The film cuts to another individual, the unidentified man (Hollan), masked in white bandages covering his head. He wanders through the desert until reaching a telephone pole and sitting down, cross-legged.

The driver's car pulls up to the side of the road, and the masked figure enters on the passenger's side. The two drive down another path and stop at a small house. Upon exiting the vehicle, the film continues to a shot of the driver/killer leading the masked figure by a rope which binds his wrists, all the while carrying his briefcase. The dilapidated doorway to the house is shown to have the number "1334" laid out in small bones at the top, otherwise adorned with dominoes, a crucifix, caution tape, a glove, a knife, and various photographs of someone's arms and head being bound.

As the camera zooms onto the door frame, the scene cuts to the victimized masked man's arms being tied with gauze tape, and then finally at the bottom of the doorway a box of dominoes opens up to reveal a keyhole. Through the keyhole, a pig mask can be seen sticking through a broken wall. It is revealed that the killer is wearing the mask and pacing about the house.

The scene cuts again to a corridor in the house—the word "Look" is graffitied along the wall, where the masked man is bound at the wrists to a rope connected to the ceiling. The camera spins around the room before showing the two men outside again, this time the masked victim being led by his rope into a cellar. There the victimizer empties his entire briefcase, among his things a deck of pornographic cards, a large metal key, a wig, a black die with a chaosphere engraved on one side, a bondage mask, gloves, a chain, a bowie knife and other assorted cutlery, a cleaver, a pair of pliers, papers, at least two pairs of scissors, a plastic funnel with a feeding tube, and (perhaps most importantly) a book entitled Why God Permits Evil, among other items.

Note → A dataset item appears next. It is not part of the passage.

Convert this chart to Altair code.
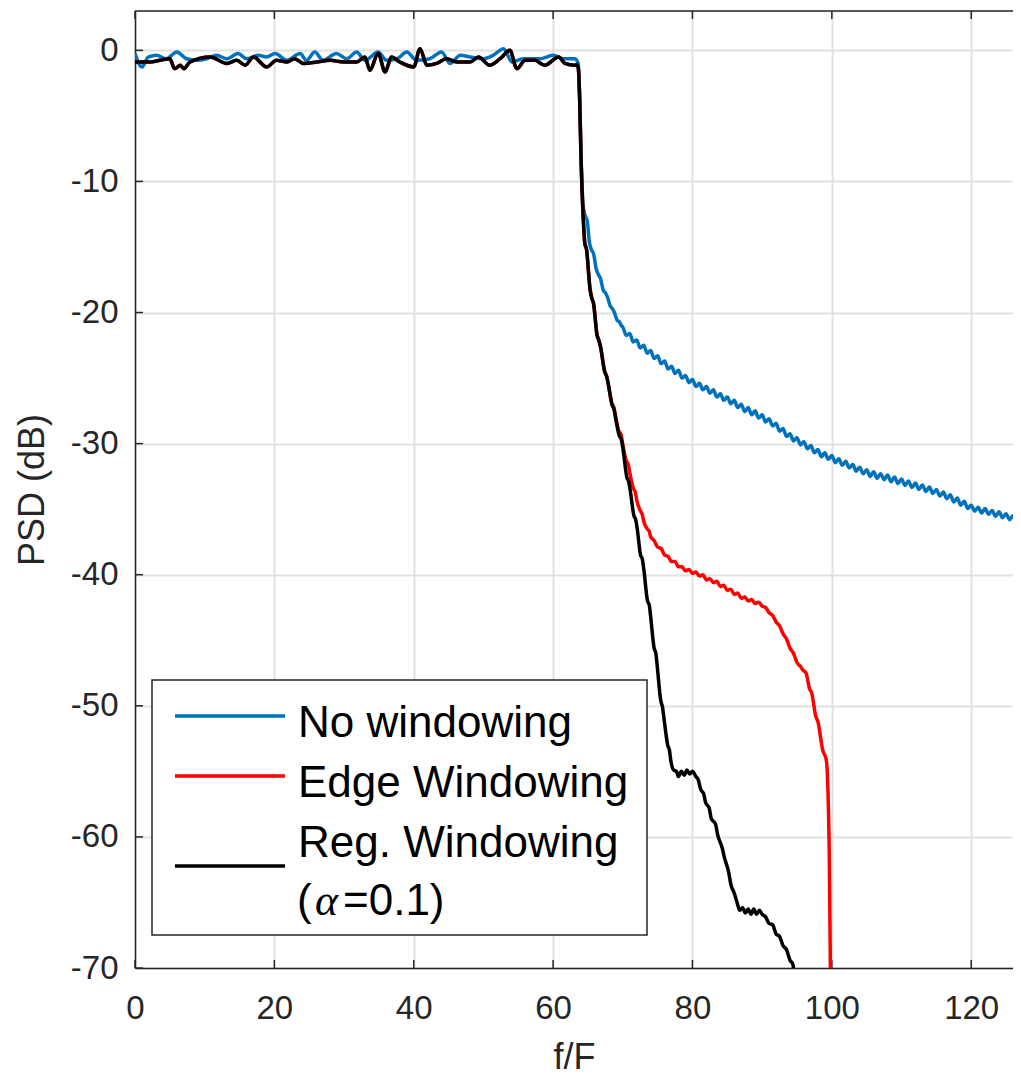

The captor places his hand on the head of the now once-more bound-to-the-ceiling victim and pulls part of the bandage-mask from his eye, exposing his darting gaze and sense of fear. A collection of pliers, knives, scissors, syringes, and other instruments from the briefcase can be seen below.

In the next scene, the killer is turning through the pages of Why God Permits Evil, revealing strange, graphic art and religious quotes. The camera then cuts to the victim, his head still gauzed, with the feeding tube in his mouth. The killer pours what appears to be blood through the funnel, into the victim's mouth, causing him to gag and choke, spitting it up onto his naked torso.

==Cast==
- James Hollan
- Rozz Williams

==Release==

===Home media===
The film was released for the first time on DVD by Cav Distribution on April 2, 2002. It was later released by Cult Epics on March 27, 2007 as a part of its Cinema of Death movie pack. Cult Epics later re-released the film as a double-feature on January 29, 2013, alongside 1334 (2012).

==Reception==
Dan Lopez from Digitally Obsessed.com gave the film a grade B, stating that the film "manages to be very disturbing and artistically impressive by doing very little, despite being a bit heavy-handed with some of its imagery." Horror News.net gave the film a positive review, comparing the film to E. Elias Merhige's Begotten (1989), writing, "Rozz has attempted to transition his collage work stylings into film resulting in a very odd culty kind of short film experience. It’s a film that beckons discussion alluding to more philosophical statements in dissection." William Harrison of DVD Talk, while stating the film was not for everyone, praised the film as being both "disturbing", and a deep exploration into death, pain, and human nature.